Inoubliable autant que brève fut l’escalade de cet ambassadeur de charme de la propagande soviétique, jamais dupe du rôle qu’on lui faisait jouer. Six records du monde en deux ans firent progresser la marque planétaire de la hauteur de 2,23 m à 2,28 m.

Celle (2,26 m) établie le 22 juillet 1962 au Stanford Stadium de Palo Alto, en Californie, lors de la rencontre Etats-Unis/URSS, est gravée dans le marbre. Quelque 80.000 spectateurs, qui jusqu’à ce moment de grâce vociféraient leurs encouragements aux seuls athlètes américains, furent saisis de silence puis explosèrent en une standing-ovation de cinq minutes. « Je fus alors comblée d’une joie inexprimable », se rappelait Brumel.

Ses duels, tous gagnés, avec John Thomas, son prédécesseur sur les tablettes du record du monde, sont restés dans la mémoire du Madison Square Garden de New York.

Accident et opéra

C’étaient les beaux jours et la belle vie. Mais Brumel croisa le chemin de Tamara Goliaitkova. La jeune femme pilotait la moto de compétition sur laquelle Brumel avait pris place cette nuit tombante d’octobre 1965, sur la chaussée mouillée d’un boulevard moscovite. Mais elle en perdit le contrôle…

Le champion olympique, la jambe droite disloquée, subit une vingtaine d’opérations.

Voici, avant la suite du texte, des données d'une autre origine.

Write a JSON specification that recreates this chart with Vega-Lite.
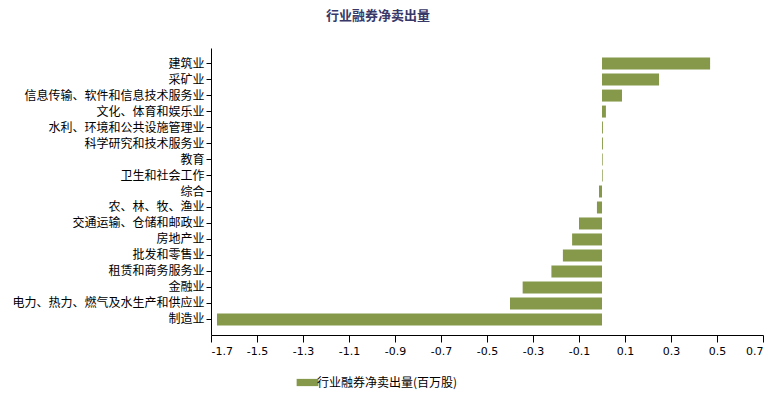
{
  "$schema": "https://vega.github.io/schema/vega-lite/v6.json",
  "autosize": {"type": "none"},
  "width": 552,
  "height": 287,
  "padding": {"left": 211, "top": 48, "right": 14, "bottom": 64},
  "background": "white",
  "title": {
    "text": "行业融券净卖出量",
    "anchor": "middle",
    "frame": "group",
    "dx": -109,
    "offset": 25,
    "font": "Noto Sans CJK SC",
    "fontSize": 13,
    "fontWeight": "bold",
    "color": "#383868"
  },
  "data": {
    "values": [
      {"industry": "建筑业", "value": 0.47, "series": "行业融券净卖出量(百万股)"},
      {"industry": "采矿业", "value": 0.248, "series": "行业融券净卖出量(百万股)"},
      {"industry": "信息传输、软件和信息技术服务业", "value": 0.087, "series": "行业融券净卖出量(百万股)"},
      {"industry": "文化、体育和娱乐业", "value": 0.017, "series": "行业融券净卖出量(百万股)"},
      {"industry": "水利、环境和公共设施管理业", "value": 0.004, "series": "行业融券净卖出量(百万股)"},
      {"industry": "科学研究和技术服务业", "value": 0.004, "series": "行业融券净卖出量(百万股)"},
      {"industry": "教育", "value": 0.003, "series": "行业融券净卖出量(百万股)"},
      {"industry": "卫生和社会工作", "value": 0.003, "series": "行业融券净卖出量(百万股)"},
      {"industry": "综合", "value": -0.013, "series": "行业融券净卖出量(百万股)"},
      {"industry": "农、林、牧、渔业", "value": -0.022, "series": "行业融券净卖出量(百万股)"},
      {"industry": "交通运输、仓储和邮政业", "value": -0.1, "series": "行业融券净卖出量(百万股)"},
      {"industry": "房地产业", "value": -0.13, "series": "行业融券净卖出量(百万股)"},
      {"industry": "批发和零售业", "value": -0.17, "series": "行业融券净卖出量(百万股)"},
      {"industry": "租赁和商务服务业", "value": -0.22, "series": "行业融券净卖出量(百万股)"},
      {"industry": "金融业", "value": -0.345, "series": "行业融券净卖出量(百万股)"},
      {"industry": "电力、热力、燃气及水生产和供应业", "value": -0.40, "series": "行业融券净卖出量(百万股)"},
      {"industry": "制造业", "value": -1.674, "series": "行业融券净卖出量(百万股)"}
    ]
  },
  "mark": {"type": "bar"},
  "encoding": {
    "y": {
      "field": "industry",
      "type": "nominal",
      "sort": null,
      "scale": {"paddingInner": 0.25, "paddingOuter": 0.6},
      "axis": {
        "title": null,
        "domainColor": "#000000",
        "tickColor": "#000000",
        "tickSize": 5,
        "labelPadding": 2,
        "labelLimit": 0,
        "labelFont": "Noto Sans CJK SC",
        "labelFontSize": 12,
        "labelColor": "#000000",
        "grid": false
      }
    },
    "x": {
      "field": "value",
      "type": "quantitative",
      "scale": {"domain": [-1.7, 0.7], "nice": false, "zero": false},
      "axis": {
        "title": null,
        "values": [-1.7, -1.5, -1.3, -1.1, -0.9, -0.7, -0.5, -0.3, -0.1, 0.1, 0.3, 0.5, 0.7],
        "labelExpr": "replace(format(datum.value, '.1f'), '−', '-')",
        "grid": false,
        "domainColor": "#000000",
        "tickColor": "#000000",
        "tickSize": 7,
        "labelFont": "DejaVu Sans",
        "labelFontSize": 11,
        "labelColor": "#000000",
        "labelPadding": 3
      }
    },
    "color": {
      "field": "series",
      "type": "nominal",
      "scale": {"range": ["#86994a"]},
      "legend": {
        "title": null,
        "orient": "none",
        "legendX": 89,
        "legendY": 327,
        "symbolType": "M-1.5,-0.5H1.5V0.5H-1.5Z",
        "symbolSize": 210,
        "symbolStrokeWidth": 0,
        "labelFont": "Noto Sans CJK SC",
        "labelFontSize": 12,
        "labelColor": "#000000",
        "labelOffset": 2
      }
    }
  },
  "config": {"view": {"stroke": null}}
}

Jamais il ne retrouva ni la vitesse, ni la puissance de l’envol – entrenue par une préparation minutieuse aux haltères-, ni encore la légèreté au-dessus de la barre.

Brumel perdit aussi l’affection de sa première femme, une gymnaste, trahie par cette escapade à moto. Il se remariera deux fois, et écrira même un opéra sur sa vie.

Mais tout n’était que subterfuge depuis qu’on l’avait privé de ses ailes. Et la mort vint le libérer de ce mauvais rêve dans sa 61e année.

Sans l’accident de Brumel, l’Américain Dick Fosbury, champion olympique en 1968 à Mexico avec 2,24 m, n’aurait probablement pas breveté sa nouvelle technique de saut.

Comme un tribut au malheur romantique, les successeurs de Brumel sous les maillots soviétiques, russes ou d’autres ex-républiques de l’ancien Bloc de l’Est se sont inspirés de son détachement fataliste, de ce sourire de défi. Jusqu’à Vladimir Yashchenko, gueule d’ange à la Jim Morrisson et prodige venu lui aussi d’Ukraine. Yashchenko, l’héritier et le dernier grand « ventraliste » (record du monde à 2,35 en salle en 1978), mort de cirrhose à 40 ans, en 1999.